Job: From the listing below, pull out every line where the string "React" appears.
=-=-=-=-=
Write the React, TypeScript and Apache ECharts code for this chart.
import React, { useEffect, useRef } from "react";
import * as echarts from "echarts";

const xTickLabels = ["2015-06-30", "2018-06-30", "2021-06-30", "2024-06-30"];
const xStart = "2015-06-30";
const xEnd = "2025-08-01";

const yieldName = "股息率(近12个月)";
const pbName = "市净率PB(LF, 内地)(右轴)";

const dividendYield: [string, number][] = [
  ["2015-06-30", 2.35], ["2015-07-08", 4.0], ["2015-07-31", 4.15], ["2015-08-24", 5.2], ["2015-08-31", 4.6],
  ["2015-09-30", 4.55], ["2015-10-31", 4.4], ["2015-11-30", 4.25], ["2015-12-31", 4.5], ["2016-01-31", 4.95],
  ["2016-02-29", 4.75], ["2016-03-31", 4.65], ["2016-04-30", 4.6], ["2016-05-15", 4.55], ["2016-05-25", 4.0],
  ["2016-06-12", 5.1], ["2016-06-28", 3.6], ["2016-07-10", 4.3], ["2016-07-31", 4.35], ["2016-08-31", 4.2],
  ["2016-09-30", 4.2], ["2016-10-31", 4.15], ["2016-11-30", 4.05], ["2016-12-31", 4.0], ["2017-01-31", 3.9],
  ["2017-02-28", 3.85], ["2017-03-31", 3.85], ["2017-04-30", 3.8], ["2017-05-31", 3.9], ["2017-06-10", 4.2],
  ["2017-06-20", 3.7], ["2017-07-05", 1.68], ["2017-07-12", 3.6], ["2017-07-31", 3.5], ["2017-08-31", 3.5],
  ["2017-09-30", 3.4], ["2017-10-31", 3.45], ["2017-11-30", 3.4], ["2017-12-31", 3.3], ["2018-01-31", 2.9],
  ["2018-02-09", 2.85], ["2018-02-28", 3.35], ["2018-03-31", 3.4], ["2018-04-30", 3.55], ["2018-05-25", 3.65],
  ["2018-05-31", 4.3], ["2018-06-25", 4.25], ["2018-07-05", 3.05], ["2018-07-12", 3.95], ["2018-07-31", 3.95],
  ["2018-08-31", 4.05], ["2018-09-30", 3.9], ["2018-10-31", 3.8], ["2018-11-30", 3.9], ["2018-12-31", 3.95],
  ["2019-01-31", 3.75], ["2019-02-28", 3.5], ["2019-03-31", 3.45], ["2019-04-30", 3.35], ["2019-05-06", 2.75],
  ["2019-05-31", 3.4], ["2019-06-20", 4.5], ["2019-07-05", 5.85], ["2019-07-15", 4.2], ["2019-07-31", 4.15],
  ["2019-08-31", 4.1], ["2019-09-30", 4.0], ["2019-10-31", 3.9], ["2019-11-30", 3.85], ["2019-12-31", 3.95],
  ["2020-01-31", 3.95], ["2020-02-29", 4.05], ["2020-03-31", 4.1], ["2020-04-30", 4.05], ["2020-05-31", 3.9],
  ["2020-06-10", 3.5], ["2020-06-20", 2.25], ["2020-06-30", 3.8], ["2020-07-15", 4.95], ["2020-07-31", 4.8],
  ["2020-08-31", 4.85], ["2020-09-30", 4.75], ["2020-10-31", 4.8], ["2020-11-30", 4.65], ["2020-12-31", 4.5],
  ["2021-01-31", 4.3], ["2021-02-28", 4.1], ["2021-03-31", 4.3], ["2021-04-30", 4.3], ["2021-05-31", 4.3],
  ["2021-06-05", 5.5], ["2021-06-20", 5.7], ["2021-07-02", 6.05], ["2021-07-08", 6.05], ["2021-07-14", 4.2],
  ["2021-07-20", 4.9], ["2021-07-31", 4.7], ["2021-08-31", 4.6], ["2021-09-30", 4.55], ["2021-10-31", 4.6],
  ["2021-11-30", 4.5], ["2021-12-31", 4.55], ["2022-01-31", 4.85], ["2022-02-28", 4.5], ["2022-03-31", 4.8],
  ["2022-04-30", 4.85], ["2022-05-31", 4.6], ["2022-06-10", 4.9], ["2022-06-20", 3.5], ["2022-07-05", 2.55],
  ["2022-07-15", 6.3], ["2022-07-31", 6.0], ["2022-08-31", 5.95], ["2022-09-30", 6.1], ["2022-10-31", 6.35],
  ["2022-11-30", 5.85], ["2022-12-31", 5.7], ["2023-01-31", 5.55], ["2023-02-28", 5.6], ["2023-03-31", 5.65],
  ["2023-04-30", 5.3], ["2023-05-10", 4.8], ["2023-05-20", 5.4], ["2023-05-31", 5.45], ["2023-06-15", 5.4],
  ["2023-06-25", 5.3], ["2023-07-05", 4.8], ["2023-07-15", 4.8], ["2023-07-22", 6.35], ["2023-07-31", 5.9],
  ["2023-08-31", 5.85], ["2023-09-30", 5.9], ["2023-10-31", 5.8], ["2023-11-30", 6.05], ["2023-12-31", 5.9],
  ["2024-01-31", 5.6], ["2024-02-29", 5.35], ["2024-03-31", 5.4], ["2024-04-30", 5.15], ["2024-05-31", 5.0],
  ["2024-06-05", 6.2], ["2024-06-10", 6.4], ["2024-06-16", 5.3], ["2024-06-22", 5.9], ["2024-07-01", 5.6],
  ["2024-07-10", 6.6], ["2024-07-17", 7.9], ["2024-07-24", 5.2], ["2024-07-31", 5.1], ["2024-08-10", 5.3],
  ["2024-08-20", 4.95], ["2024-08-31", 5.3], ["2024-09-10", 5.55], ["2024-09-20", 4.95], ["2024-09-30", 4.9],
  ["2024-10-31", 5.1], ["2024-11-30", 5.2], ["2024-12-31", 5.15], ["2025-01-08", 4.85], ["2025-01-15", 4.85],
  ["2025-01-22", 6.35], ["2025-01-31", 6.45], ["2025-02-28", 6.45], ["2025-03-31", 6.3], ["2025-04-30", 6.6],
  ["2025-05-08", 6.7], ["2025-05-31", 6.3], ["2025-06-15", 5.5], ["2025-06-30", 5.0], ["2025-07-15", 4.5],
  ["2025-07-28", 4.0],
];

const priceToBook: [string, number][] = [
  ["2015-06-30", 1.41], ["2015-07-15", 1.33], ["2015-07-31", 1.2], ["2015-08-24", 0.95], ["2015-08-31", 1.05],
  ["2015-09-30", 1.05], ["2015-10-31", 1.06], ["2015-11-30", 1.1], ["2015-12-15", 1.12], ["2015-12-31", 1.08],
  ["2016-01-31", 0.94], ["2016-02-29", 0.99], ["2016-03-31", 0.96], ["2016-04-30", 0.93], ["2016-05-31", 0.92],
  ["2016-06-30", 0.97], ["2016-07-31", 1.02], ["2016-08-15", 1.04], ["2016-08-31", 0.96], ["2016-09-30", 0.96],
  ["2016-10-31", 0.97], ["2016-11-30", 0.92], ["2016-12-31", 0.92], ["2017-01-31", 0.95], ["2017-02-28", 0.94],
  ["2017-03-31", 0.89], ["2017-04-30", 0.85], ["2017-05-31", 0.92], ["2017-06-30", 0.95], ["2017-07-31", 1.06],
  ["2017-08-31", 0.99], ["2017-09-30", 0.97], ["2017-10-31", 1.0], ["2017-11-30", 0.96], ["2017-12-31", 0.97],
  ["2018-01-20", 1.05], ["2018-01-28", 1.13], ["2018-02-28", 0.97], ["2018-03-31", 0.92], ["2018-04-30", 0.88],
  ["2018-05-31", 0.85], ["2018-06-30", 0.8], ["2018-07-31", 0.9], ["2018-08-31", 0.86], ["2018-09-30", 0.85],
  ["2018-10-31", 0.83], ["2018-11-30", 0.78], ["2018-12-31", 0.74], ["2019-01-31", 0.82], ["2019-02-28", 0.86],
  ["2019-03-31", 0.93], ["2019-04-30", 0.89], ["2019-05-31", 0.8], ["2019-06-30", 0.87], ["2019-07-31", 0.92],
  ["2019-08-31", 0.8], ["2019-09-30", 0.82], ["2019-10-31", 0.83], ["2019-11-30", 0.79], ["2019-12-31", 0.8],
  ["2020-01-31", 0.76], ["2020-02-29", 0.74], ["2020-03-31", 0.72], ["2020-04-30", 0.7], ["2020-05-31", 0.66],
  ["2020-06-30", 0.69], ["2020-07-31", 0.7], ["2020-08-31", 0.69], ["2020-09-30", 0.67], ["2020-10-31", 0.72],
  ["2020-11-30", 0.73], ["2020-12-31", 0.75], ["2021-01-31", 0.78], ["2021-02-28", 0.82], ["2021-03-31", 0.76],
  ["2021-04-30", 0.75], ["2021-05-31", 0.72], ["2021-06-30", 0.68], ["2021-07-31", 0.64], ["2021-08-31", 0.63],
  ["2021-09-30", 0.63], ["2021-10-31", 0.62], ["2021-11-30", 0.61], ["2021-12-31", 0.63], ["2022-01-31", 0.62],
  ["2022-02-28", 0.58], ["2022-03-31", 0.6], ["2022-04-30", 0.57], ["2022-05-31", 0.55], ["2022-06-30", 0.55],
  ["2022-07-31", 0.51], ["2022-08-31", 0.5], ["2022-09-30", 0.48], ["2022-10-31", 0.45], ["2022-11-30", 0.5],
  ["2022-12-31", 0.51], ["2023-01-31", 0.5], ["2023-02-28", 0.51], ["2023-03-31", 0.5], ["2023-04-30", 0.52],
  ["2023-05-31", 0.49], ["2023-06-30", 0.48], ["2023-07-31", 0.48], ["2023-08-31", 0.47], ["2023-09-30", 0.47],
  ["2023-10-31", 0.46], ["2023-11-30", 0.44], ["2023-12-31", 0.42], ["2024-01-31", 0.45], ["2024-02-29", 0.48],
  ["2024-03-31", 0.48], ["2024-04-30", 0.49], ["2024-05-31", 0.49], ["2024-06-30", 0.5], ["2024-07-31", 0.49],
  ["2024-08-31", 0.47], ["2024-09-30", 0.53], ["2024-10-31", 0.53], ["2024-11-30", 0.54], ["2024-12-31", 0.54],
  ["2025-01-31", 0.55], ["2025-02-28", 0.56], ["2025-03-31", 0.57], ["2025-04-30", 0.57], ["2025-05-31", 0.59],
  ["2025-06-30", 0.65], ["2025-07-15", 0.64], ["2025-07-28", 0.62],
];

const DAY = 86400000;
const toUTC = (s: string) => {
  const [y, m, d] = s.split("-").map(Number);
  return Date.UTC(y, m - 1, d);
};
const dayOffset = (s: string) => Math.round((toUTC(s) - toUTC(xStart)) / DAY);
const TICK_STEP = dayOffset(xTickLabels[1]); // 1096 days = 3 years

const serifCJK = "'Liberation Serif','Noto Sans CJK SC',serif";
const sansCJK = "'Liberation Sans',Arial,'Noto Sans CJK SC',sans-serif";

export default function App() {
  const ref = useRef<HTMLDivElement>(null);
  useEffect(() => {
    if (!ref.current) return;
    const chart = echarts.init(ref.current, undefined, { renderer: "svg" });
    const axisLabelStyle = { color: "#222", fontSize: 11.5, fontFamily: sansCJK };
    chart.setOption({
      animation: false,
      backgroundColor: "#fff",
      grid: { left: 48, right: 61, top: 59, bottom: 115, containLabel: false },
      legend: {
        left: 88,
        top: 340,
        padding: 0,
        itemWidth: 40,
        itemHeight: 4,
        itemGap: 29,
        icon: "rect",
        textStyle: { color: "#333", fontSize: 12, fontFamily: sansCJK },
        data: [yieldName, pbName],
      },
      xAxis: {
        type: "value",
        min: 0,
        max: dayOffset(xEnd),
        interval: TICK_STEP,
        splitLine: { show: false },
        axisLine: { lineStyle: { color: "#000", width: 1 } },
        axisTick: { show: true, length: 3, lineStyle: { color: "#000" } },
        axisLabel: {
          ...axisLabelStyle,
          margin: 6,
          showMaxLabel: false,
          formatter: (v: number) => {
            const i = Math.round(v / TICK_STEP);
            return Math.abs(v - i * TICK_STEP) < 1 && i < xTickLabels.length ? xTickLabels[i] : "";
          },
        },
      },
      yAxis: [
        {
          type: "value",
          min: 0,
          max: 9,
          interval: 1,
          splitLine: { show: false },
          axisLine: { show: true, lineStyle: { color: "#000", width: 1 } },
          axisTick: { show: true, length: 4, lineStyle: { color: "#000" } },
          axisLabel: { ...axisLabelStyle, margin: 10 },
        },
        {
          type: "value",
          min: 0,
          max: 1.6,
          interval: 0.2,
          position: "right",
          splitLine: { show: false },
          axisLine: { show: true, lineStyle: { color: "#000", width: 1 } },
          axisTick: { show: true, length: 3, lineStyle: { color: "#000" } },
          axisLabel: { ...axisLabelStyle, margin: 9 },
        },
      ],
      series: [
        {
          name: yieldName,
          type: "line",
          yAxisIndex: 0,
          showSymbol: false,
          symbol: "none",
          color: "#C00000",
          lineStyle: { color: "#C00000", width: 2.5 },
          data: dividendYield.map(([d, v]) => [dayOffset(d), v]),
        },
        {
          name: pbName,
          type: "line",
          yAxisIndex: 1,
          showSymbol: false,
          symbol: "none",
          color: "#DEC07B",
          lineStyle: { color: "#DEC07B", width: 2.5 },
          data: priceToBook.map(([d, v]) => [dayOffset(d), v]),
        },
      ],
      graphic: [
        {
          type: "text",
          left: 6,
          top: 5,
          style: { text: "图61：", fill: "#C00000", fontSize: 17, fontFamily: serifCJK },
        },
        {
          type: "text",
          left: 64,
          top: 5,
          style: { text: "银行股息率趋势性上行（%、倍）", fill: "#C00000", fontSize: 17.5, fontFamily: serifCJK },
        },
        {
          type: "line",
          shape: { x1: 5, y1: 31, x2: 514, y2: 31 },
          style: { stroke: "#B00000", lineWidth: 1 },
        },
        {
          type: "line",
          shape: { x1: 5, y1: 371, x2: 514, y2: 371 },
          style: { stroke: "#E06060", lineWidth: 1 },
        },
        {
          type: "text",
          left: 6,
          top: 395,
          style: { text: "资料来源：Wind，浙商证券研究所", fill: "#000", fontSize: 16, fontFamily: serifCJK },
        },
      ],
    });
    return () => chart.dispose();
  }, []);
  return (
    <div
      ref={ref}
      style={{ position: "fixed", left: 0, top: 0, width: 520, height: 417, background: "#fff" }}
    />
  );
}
=-=-=-=-=
Worked solution:
Write the React, TypeScript and Apache ECharts code for this chart.
import React, { useEffect, useRef } from "react";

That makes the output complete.